When performing a simple search for items/ browsing catalog in Web Channel, some wildcard characters, special characters are not recognized for returning the search results.
E.g. Strings such as 7" plate
On searching for 7" plate, "Fatal Error" message is displayed.
The Out of the Box Analyzer used for Catalog Search is the Lucene 'StandardAnalyzer'
The Standard analyzer removes stopwords and indexes words, numbers, and some special characters.
The Standard analyzer processes text characters in the following ways:
- Stopwords are not indexed.
- Converts alphabetical characters to lower case.
- Ignores colons, #, %, $, parentheses, and slashes.
- Indexes underscores, hyphens, @, and & symbols when they are part of words or numbers.
- Separately indexes number and words if numbers appear at the beginning of a word.
- Indexes numbers as part of the word if they are within or at the end of the word.
- Indexes apostrophes if they are in the middle of a word, but removes them if they are at the beginning or end of a word.
- Ignores an apostrophe followed by the letter s at the end of a word.
Resolving the problem
To escape special characters (xml special characters and lucene special characters) one would need to use WhiteSpaceAnalyzer instead of StandardAnalyzer for lucene because StandardAnalyzer is not capable of searching for special characters.
The changes to be made are as listed below: (Reference: Extending_the_Database.pdf, Section 3.2 Extending a Catalog Search)
1. Copy the <INSTALL_DIR>/repository/xapi/template/merged/resource/extn/ExtnCatalogSearchConfigProperties.xml.sample file as
2. Make the following entry in ExtnCatalogSearchConfigProperties.xml under the Locales section:
<IndexSets><IndexSetName="CatalogIndex"><Locales><Locale LocaleCode="en_US" AnalyzerClass=" org.apache.lucene.analysis.WhitespaceAnalyzer"/></Locales></IndexSet></IndexSets></SearchConfigurations>
3. Build the SearchIndex.
4. Check if the Search Functionality is working as desired for different Search Queries like 7, 7", any other search query etc.
Other Analyzers that could be considered are SimpleAnalyzer, SnowballAnalyzer, StandardAnalyzer, StopAnalyzer, WhitespaceAnalyzer etc.
[Ref: http://lucene.apache.org/core/old_versioned_docs/versions/3_0_1/api/all/org/apache/lucene/analysis/Analyzer.html ]
Choosing the right analyzer is a crucial development decision with Lucene, and one single analyzer may not fit in for all solutions.

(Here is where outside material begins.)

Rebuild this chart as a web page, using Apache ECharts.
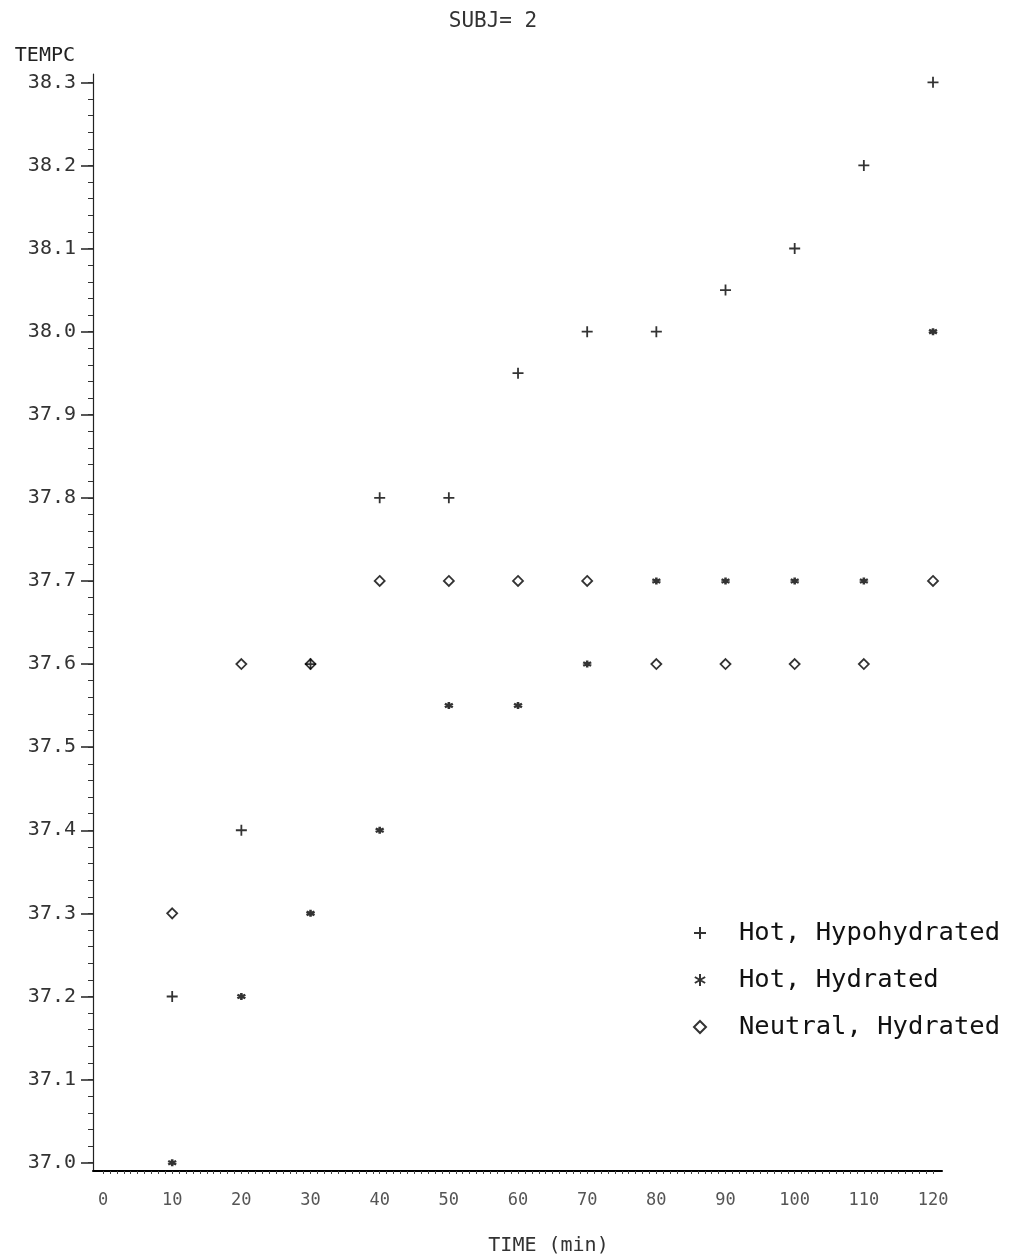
<!DOCTYPE html>
<html>
<head>
<meta charset="utf-8">
<script src="https://cdn.jsdelivr.net/npm/echarts@6/dist/echarts.min.js"></script>
<style>
html,body{margin:0;padding:0;background:#fff;}
#chart{width:1016px;height:1259px;}
</style>
</head>
<body>
<div id="chart"></div>
<script>
// ---- data ----
var times = [10, 20, 30, 40, 50, 60, 70, 80, 90, 100, 110, 120];
var hotHypohydrated = [37.2, 37.4, 37.6, 37.8, 37.8, 37.95, 38.0, 38.0, 38.05, 38.1, 38.2, 38.3];
var hotHydrated = [37.0, 37.2, 37.3, 37.4, 37.55, 37.55, 37.6, 37.7, 37.7, 37.7, 37.7, 38.0];
var neutralHydrated = [37.3, 37.6, 37.6, 37.7, 37.7, 37.7, 37.7, 37.6, 37.6, 37.6, 37.6, 37.7];
var xTickLabels = [0, 10, 20, 30, 40, 50, 60, 70, 80, 90, 100, 110, 120];
var yTickLabels = [37.0, 37.1, 37.2, 37.3, 37.4, 37.5, 37.6, 37.7, 37.8, 37.9, 38.0, 38.1, 38.2, 38.3];
var seriesNames = ['Hot, Hypohydrated', 'Hot, Hydrated', 'Neutral, Hydrated'];

function pairs(xs, ys) { return xs.map(function (x, i) { return [x, ys[i]]; }); }

// minor tick positions
var xMinor = [];
for (var i = 0; i <= 120; i++) xMinor.push(i);
var yMinor = [];
for (var j = 0; j <= 65; j++) yMinor.push(+(37 + j * 0.02).toFixed(2));

var PLUS = 'path://M0,5L10,5M5,0L5,10';
var STAR = 'path://M5,0L5,10M0.7,2.5L9.3,7.5M0.7,7.5L9.3,2.5';
var mono = 'DejaVu Sans Mono';

var chart = echarts.init(document.getElementById('chart'), null, {renderer: 'canvas'});
chart.setOption({
  animation: false,
  backgroundColor: '#fff',
  title: {
    text: 'SUBJ= 2',
    left: 488, top: 6, textAlign: 'center',
    textStyle: {fontFamily: mono, fontSize: 21, fontWeight: 'normal', color: '#333'}
  },
  grid: {left: 93, right: 74, top: 74, bottom: 88, containLabel: false, outerBoundsMode: 'none'},
  xAxis: [{
    type: 'value', min: -1.45, max: 121.3,
    name: 'TIME (min)', nameLocation: 'middle', nameGap: 65,
    nameTextStyle: {fontFamily: mono, fontSize: 20, color: '#333', padding: [0, 0, 0, 62]},
    axisLine: {show: true, onZero: false, lineStyle: {color: '#000', width: 2}},
    axisTick: {show: true, inside: false, length: 3, customValues: xMinor, lineStyle: {color: '#444', width: 1}},
    axisLabel: {customValues: xTickLabels, margin: 21, fontFamily: mono, fontSize: 17, color: '#555'},
    splitLine: {show: false}
  }],
  yAxis: [{
    type: 'value', min: 36.99, max: 38.31,
    name: 'TEMPC', nameLocation: 'end', nameGap: 8,
    nameTextStyle: {fontFamily: mono, fontSize: 20, color: '#222', align: 'right', padding: [0, 18, 0, 0]},
    axisLine: {show: true, onZero: false, lineStyle: {color: '#222', width: 1.2}},
    axisTick: {show: true, length: 12, customValues: yTickLabels, lineStyle: {color: '#222', width: 1.5}},
    axisLabel: {customValues: yTickLabels, margin: 17, fontFamily: mono, fontSize: 20, color: '#333',
      formatter: function (v) { return v.toFixed(1); }},
    splitLine: {show: false}
  }, {
    type: 'value', min: 36.99, max: 38.31, position: 'left',
    axisLine: {show: false, onZero: false},
    axisTick: {show: true, length: 5, customValues: yMinor, lineStyle: {color: '#333', width: 1}},
    axisLabel: {show: false},
    splitLine: {show: false}
  }],
  legend: {
    orient: 'vertical', left: 688, top: 915, itemGap: 21,
    itemWidth: 12, itemHeight: 12,
    textStyle: {fontFamily: mono, fontSize: 25.5, color: '#111', padding: [0, 0, 0, 28]},
    data: [
      {name: seriesNames[0], icon: PLUS},
      {name: seriesNames[1], icon: STAR},
      {name: seriesNames[2], icon: 'diamond'}
    ]
  },
  series: [{
    name: seriesNames[2], type: 'scatter', z: 2,
    data: pairs(times, neutralHydrated),
    symbol: 'diamond', symbolSize: [10, 10],
    itemStyle: {color: '#fff', borderColor: '#000', borderWidth: 1.8}
  }, {
    name: seriesNames[0], type: 'scatter', z: 3,
    data: pairs(times, hotHypohydrated),
    symbol: PLUS, symbolSize: [11, 11],
    itemStyle: {color: '#000', borderColor: '#000', borderWidth: 1.8}
  }, {
    name: seriesNames[1], type: 'scatter', z: 4,
    data: pairs(times, hotHydrated),
    symbol: STAR, symbolSize: [8, 7],
    itemStyle: {color: '#000', borderColor: '#000', borderWidth: 2.4}
  }]
});
</script>
</body>
</html>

Language is one factor, because each has its own unique features. Another factor to consider is the domain of the text being analyzed; different industries have different terminology, acronyms, and abbreviations that may deserve attention. When none of the built-in analysis options are adequate for all needs, businesses have to consider a custom analyzer solution.
Also, many industries consider an Custom Analyzer Chain that displays the behavior of two or more Analyzers. Lucene provides developers with the building blocks to achieve this.